@parados,
parados wrote:The theory doesn't say that. That is your made up ****.
It says that and even how. How would you interpret that classics in original: 'the temperature of the universe was significantly higher in the past because the Universe existed in what ... that the Universe is infinitely finite' (whatever that
infinitely finite is supposed to mean - my comment) 'that there was no time before the Big Bang .... At high energies and temperatures, the forces of Nature become symmetric.' (Einstein). If with every past year the temperature has been higher and higher the previous year ago - how much higher it should have been onto the time of the Big Bang 'theory' ... some 13.8 bya?

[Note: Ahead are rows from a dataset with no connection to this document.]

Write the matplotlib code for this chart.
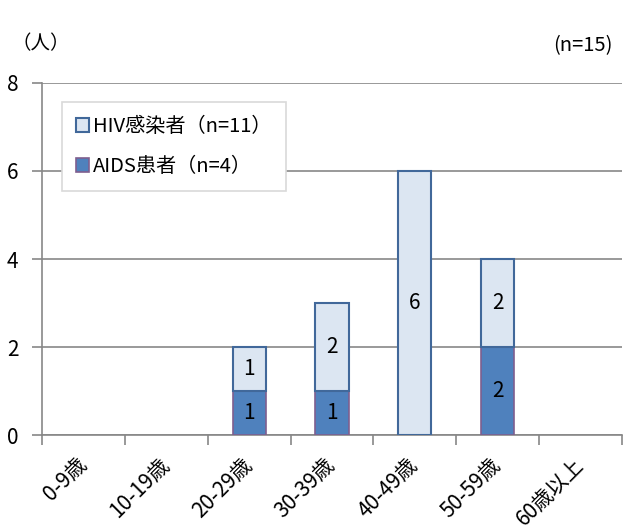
import matplotlib.pyplot as plt
import numpy as np

plt.rcParams['font.family'] = ['Noto Sans CJK JP', 'DejaVu Sans']

# データ
categories = ['0-9歳', '10-19歳', '20-29歳', '30-39歳', '40-49歳', '50-59歳', '60歳以上']
aids = [0, 0, 1, 1, 0, 2, 0]
hiv = [0, 0, 1, 2, 6, 2, 0]

fig = plt.figure(figsize=(6.25, 5.32), dpi=100)
ax = fig.add_axes([0.0672, 0.1823, 0.9278, 0.6617])

x = np.arange(len(categories))
w = 0.4
# 0の棒は枠線を描かない
b1 = ax.bar(x, aids, w, color='#4F81BD', edgecolor='#7F5F8F',
            linewidth=[1.2 if v else 0 for v in aids],
            label='AIDS患者（n=4）', zorder=3)
b2 = ax.bar(x, hiv, w, bottom=aids, color='#DCE6F2', edgecolor='#41689A',
            linewidth=[1.5 if v else 0 for v in hiv],
            label='HIV感染者（n=11）', zorder=3)

# 数値ラベル
for i in range(len(categories)):
    if aids[i] > 0:
        ax.text(x[i], aids[i] / 2, str(aids[i]), ha='center', va='center', fontsize=15, zorder=4)
    if hiv[i] > 0:
        ax.text(x[i], aids[i] + hiv[i] / 2, str(hiv[i]), ha='center', va='center', fontsize=15, zorder=4)

ax.set_xlim(-0.5, len(categories) - 0.5)
ax.set_ylim(0, 8)
ax.set_yticks([0, 2, 4, 6, 8])
ax.yaxis.grid(True, color='#878787', linewidth=1.2, zorder=0)

ax.set_xticks(x)
ax.set_xticklabels(categories, rotation=45, ha='right', va='center', rotation_mode='anchor', fontsize=15)
ax.set_xticks(np.arange(len(categories) + 1) - 0.5, minor=True)
ax.tick_params(axis='x', which='major', length=0, pad=19)
ax.tick_params(axis='x', which='minor', length=7, color='#878787', width=1.2)
ax.tick_params(axis='y', length=7, color='#878787', width=1.2, labelsize=15, pad=10)

for s in ['top', 'right']:
    ax.spines[s].set_visible(False)
for s in ['left', 'bottom']:
    ax.spines[s].set_color('#878787')
    ax.spines[s].set_linewidth(1.2)

leg = ax.legend(handles=[b2, b1], loc='upper left', bbox_to_anchor=(0.017, 0.975),
                fontsize=14.5, fancybox=False, handlelength=0.65, handleheight=0.65,
                handletextpad=0.2, labelspacing=0.95, borderpad=0.7, framealpha=1)
leg.get_frame().set_edgecolor('#D9D9D9')
leg.get_frame().set_linewidth(1.2)
leg.legend_handles[0].set_linewidth(1.5)
leg.legend_handles[1].set_linewidth(1.2)

fig.text(0.018, 0.918, '（人）', fontsize=14, va='center')
fig.text(0.98, 0.914, '(n=15)', fontsize=14.5, va='center', ha='right')

fig.savefig('out.png', dpi=100)
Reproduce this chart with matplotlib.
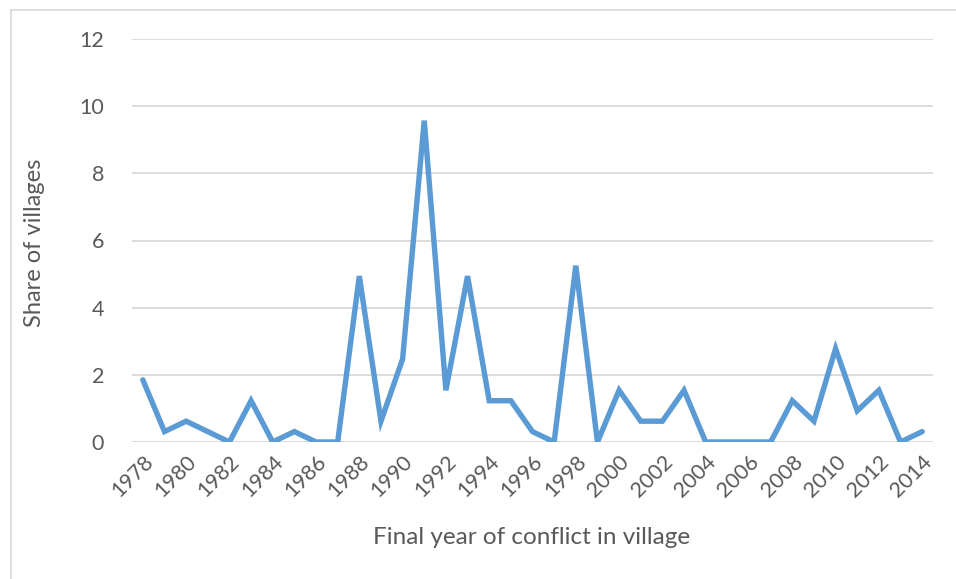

The other classical interpretation of the Big Bang 'theory' claims that 'Since density is defined as mass divided by volume, the density was infinite. ... Sometimes, "big bang" stands for "big bang singularity" - the singular point in time that, ...' (Einstein).
Do you want to know what the diligent followers of that classicists are talking nowadays online: '... needs one to accept that suddenly mass just appeared out of nowhere? ... Assuming the Big Bang theory is correct, how did it all even come to be?'
Actually in which in particular Big Bang 'theory' you believe. It's no wonder that most of the great fans of the Big Bang 'theory' become, all of a sudden and out of nowhere, tense and nervous, when they are asked utmost politely to explain in no more than 25 words what the Big Bang 'theory' is actually claiming.